(Stored items from a collection)
┄┄┄┄┄┄

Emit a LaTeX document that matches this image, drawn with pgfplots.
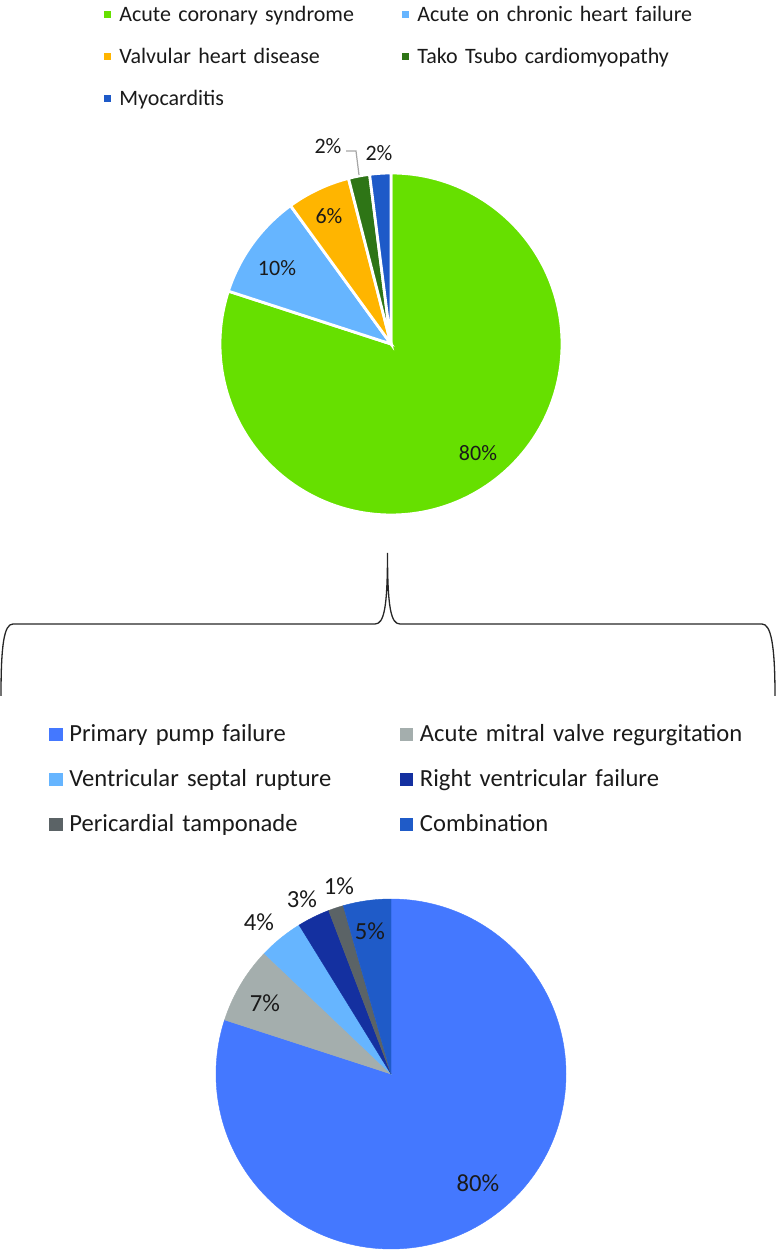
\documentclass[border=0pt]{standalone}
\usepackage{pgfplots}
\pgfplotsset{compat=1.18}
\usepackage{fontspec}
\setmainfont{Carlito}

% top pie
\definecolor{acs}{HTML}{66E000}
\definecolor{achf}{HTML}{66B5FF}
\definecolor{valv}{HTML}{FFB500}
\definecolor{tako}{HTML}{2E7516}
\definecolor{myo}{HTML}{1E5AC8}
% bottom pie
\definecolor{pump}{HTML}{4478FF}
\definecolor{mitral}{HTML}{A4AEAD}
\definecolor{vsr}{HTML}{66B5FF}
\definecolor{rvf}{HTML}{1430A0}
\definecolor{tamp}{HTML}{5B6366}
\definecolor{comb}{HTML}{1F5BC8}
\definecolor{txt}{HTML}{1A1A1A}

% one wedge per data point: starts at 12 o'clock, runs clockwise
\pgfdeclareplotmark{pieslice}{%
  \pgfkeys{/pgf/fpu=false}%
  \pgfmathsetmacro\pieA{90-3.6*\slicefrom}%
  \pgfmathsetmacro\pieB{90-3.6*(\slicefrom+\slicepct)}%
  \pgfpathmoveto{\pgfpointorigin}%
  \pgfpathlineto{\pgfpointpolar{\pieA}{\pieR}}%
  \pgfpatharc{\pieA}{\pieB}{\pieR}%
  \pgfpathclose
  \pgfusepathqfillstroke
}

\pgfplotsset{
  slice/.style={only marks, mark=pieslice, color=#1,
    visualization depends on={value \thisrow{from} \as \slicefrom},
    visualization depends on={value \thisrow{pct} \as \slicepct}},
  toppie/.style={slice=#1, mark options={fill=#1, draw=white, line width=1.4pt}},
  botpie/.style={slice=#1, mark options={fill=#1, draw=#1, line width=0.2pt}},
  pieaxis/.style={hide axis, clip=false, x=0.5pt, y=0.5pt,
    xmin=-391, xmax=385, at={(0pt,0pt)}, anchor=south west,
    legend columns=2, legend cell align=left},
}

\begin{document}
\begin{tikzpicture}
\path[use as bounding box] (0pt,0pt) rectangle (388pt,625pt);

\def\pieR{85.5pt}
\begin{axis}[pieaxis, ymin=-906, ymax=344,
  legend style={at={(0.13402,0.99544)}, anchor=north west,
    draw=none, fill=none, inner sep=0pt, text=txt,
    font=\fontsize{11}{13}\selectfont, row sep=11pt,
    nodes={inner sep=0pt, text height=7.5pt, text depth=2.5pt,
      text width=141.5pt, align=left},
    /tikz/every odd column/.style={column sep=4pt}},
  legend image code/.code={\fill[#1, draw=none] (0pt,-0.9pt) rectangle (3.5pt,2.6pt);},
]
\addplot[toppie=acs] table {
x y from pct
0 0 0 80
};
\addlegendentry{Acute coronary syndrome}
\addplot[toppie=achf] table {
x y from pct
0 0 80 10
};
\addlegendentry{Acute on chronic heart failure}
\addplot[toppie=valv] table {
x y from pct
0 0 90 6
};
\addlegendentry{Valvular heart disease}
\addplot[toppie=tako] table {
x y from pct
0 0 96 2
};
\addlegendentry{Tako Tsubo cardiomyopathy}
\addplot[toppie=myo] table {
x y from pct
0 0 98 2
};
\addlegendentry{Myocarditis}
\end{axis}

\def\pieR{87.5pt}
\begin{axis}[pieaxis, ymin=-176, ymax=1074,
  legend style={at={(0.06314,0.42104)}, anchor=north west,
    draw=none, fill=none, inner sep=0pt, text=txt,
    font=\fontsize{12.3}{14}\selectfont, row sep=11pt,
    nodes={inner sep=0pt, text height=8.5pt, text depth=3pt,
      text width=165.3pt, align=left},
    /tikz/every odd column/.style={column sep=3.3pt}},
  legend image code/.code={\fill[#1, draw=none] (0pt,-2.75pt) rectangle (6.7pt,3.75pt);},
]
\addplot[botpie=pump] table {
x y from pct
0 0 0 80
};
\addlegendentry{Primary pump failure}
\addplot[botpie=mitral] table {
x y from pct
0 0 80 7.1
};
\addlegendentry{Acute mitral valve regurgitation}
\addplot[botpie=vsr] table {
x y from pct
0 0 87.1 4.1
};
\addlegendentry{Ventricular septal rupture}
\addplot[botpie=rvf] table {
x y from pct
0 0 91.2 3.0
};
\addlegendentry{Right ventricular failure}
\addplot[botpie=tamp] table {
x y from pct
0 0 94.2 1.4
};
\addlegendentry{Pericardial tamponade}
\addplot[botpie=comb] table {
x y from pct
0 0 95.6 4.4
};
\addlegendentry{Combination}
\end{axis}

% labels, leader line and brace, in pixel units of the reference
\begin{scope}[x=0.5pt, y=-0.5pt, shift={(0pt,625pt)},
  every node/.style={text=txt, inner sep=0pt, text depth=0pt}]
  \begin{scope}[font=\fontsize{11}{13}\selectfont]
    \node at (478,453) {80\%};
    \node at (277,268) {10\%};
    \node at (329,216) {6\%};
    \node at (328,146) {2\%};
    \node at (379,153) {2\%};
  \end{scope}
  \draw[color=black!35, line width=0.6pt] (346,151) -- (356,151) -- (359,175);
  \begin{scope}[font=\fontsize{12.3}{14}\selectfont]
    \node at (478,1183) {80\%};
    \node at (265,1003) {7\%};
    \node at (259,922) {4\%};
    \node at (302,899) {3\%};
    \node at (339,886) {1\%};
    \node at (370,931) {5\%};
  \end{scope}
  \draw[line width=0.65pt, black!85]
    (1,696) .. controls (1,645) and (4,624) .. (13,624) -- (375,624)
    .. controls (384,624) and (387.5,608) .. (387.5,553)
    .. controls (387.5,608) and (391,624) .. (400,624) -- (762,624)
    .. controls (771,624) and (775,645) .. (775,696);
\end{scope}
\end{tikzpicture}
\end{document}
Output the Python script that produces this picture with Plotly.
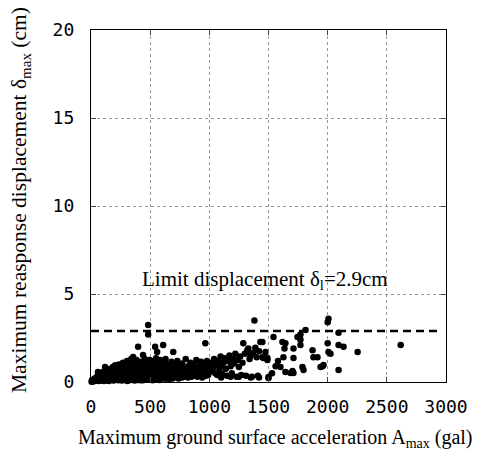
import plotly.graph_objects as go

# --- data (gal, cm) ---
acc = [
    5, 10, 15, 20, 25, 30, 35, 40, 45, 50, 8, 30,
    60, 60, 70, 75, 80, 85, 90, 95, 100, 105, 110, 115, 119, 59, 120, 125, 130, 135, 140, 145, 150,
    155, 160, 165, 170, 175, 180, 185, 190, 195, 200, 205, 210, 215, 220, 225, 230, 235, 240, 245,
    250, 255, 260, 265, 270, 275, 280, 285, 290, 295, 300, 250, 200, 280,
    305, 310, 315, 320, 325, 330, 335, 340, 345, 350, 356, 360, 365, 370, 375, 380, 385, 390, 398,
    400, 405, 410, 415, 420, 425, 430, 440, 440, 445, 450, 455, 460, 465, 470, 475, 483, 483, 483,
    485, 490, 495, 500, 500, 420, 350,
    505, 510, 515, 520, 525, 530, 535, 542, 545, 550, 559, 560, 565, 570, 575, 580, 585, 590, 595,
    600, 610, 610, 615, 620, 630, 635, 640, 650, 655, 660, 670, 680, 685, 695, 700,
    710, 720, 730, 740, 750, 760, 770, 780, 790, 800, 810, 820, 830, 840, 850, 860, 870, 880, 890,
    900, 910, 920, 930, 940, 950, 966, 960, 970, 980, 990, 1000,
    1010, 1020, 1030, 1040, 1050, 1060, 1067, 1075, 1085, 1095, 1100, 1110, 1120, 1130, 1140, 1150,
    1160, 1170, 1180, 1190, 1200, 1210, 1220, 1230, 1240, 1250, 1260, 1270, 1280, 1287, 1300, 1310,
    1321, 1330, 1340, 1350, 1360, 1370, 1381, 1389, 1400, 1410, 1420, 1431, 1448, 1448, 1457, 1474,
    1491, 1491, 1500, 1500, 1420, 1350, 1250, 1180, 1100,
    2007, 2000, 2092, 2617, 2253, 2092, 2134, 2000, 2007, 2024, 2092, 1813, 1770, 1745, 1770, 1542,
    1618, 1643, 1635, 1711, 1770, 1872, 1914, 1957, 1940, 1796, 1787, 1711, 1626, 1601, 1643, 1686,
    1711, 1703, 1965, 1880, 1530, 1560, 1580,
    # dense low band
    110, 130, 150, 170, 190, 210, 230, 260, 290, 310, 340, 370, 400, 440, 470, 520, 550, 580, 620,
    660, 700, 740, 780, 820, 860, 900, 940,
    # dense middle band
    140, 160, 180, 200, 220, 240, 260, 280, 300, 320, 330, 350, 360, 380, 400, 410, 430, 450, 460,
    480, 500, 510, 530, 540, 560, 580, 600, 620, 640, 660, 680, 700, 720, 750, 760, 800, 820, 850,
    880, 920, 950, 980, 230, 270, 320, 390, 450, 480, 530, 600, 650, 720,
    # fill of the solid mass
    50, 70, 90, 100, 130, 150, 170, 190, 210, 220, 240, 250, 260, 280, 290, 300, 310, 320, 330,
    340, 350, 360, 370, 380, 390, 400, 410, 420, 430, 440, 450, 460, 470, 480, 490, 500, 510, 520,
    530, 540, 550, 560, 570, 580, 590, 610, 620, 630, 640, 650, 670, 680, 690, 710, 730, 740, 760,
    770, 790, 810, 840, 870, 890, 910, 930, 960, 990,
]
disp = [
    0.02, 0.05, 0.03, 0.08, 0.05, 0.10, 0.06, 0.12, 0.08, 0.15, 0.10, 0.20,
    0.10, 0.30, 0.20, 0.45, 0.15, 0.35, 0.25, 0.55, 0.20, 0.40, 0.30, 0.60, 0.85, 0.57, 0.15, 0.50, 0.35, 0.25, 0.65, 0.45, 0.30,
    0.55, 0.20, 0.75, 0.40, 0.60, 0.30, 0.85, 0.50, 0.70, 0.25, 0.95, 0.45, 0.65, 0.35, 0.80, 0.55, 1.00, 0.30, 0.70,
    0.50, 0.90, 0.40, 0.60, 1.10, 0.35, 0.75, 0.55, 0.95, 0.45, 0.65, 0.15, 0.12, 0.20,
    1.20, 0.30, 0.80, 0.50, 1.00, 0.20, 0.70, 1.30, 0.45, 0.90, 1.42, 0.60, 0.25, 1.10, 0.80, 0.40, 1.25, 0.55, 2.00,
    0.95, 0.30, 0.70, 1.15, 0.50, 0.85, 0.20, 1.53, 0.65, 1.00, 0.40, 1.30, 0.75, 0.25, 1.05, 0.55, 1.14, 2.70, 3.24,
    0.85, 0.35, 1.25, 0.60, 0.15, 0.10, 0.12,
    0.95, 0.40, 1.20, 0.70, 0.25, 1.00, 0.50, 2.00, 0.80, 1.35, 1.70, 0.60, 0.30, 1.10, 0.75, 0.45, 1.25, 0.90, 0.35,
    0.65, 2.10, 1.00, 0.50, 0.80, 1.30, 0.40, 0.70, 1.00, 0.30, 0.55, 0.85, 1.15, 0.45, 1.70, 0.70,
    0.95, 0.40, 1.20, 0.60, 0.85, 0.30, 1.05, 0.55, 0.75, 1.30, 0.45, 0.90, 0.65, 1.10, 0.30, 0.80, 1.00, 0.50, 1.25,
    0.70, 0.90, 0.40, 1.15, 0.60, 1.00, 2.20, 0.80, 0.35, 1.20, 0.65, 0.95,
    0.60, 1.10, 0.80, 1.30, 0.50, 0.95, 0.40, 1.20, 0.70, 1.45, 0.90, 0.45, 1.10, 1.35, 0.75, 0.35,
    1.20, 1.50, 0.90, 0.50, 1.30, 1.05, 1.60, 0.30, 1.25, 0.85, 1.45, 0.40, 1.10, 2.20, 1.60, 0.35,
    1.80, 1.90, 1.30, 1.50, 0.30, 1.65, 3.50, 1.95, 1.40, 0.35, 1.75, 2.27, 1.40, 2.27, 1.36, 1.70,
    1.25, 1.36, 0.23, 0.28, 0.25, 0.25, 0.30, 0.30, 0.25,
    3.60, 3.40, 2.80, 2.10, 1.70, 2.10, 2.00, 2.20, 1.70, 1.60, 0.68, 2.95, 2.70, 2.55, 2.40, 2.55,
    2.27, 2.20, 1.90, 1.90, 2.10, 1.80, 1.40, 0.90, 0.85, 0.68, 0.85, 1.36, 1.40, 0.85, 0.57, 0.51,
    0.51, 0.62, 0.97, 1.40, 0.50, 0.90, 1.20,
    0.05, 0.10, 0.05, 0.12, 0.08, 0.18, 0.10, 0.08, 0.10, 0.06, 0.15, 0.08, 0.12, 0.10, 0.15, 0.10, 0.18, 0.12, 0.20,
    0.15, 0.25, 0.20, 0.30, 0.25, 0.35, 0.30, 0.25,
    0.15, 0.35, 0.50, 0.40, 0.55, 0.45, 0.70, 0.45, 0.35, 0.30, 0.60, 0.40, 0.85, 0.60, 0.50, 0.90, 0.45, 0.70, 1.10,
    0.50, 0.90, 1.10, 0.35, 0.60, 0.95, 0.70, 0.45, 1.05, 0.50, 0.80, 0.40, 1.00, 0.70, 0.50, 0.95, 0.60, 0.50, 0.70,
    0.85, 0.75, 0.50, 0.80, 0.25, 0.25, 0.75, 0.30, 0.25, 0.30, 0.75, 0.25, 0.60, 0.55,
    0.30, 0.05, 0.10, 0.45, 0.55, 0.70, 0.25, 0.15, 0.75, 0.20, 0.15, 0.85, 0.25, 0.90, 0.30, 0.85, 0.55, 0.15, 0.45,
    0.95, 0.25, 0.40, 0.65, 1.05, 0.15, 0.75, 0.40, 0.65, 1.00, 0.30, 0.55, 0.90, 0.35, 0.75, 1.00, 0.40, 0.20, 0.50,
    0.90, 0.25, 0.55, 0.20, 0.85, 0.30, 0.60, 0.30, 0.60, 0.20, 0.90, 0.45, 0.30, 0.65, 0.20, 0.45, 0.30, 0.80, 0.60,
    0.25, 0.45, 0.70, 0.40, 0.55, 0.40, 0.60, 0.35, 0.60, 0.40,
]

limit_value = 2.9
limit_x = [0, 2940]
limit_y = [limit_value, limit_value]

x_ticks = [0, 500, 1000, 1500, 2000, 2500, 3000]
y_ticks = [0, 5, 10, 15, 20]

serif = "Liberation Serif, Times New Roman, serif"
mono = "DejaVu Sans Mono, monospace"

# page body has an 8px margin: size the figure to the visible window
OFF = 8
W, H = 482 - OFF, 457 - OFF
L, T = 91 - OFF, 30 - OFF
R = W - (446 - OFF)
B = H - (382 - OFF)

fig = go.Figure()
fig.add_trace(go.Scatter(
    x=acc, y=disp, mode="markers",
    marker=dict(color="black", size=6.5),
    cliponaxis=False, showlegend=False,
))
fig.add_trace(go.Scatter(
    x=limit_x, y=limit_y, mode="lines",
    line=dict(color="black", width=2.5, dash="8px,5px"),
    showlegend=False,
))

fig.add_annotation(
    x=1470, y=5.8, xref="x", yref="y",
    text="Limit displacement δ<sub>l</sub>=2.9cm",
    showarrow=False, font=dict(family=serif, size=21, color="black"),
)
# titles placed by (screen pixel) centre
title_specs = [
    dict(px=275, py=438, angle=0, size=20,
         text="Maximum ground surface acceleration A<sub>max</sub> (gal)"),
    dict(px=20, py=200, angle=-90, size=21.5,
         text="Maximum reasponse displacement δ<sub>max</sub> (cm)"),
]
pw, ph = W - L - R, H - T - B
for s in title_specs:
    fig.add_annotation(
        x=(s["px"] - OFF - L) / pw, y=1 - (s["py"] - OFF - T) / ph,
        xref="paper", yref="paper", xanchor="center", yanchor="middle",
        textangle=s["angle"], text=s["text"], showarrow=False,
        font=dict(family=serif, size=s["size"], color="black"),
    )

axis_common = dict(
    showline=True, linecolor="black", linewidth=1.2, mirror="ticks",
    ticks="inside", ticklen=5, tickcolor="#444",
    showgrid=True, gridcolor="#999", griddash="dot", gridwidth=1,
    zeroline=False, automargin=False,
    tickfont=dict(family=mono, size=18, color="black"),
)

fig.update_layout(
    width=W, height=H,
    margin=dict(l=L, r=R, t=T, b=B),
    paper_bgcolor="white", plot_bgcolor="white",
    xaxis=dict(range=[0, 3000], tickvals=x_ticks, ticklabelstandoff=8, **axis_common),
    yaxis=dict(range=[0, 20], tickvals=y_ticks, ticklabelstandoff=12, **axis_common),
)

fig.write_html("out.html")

┄┄┄┄┄┄

§ Exercise
Set out every line from the material that contains the string "with".

§ Correct result
Emit a LaTeX document that matches this image, drawn with pgfplots.
Output the Python script that produces this picture with Plotly.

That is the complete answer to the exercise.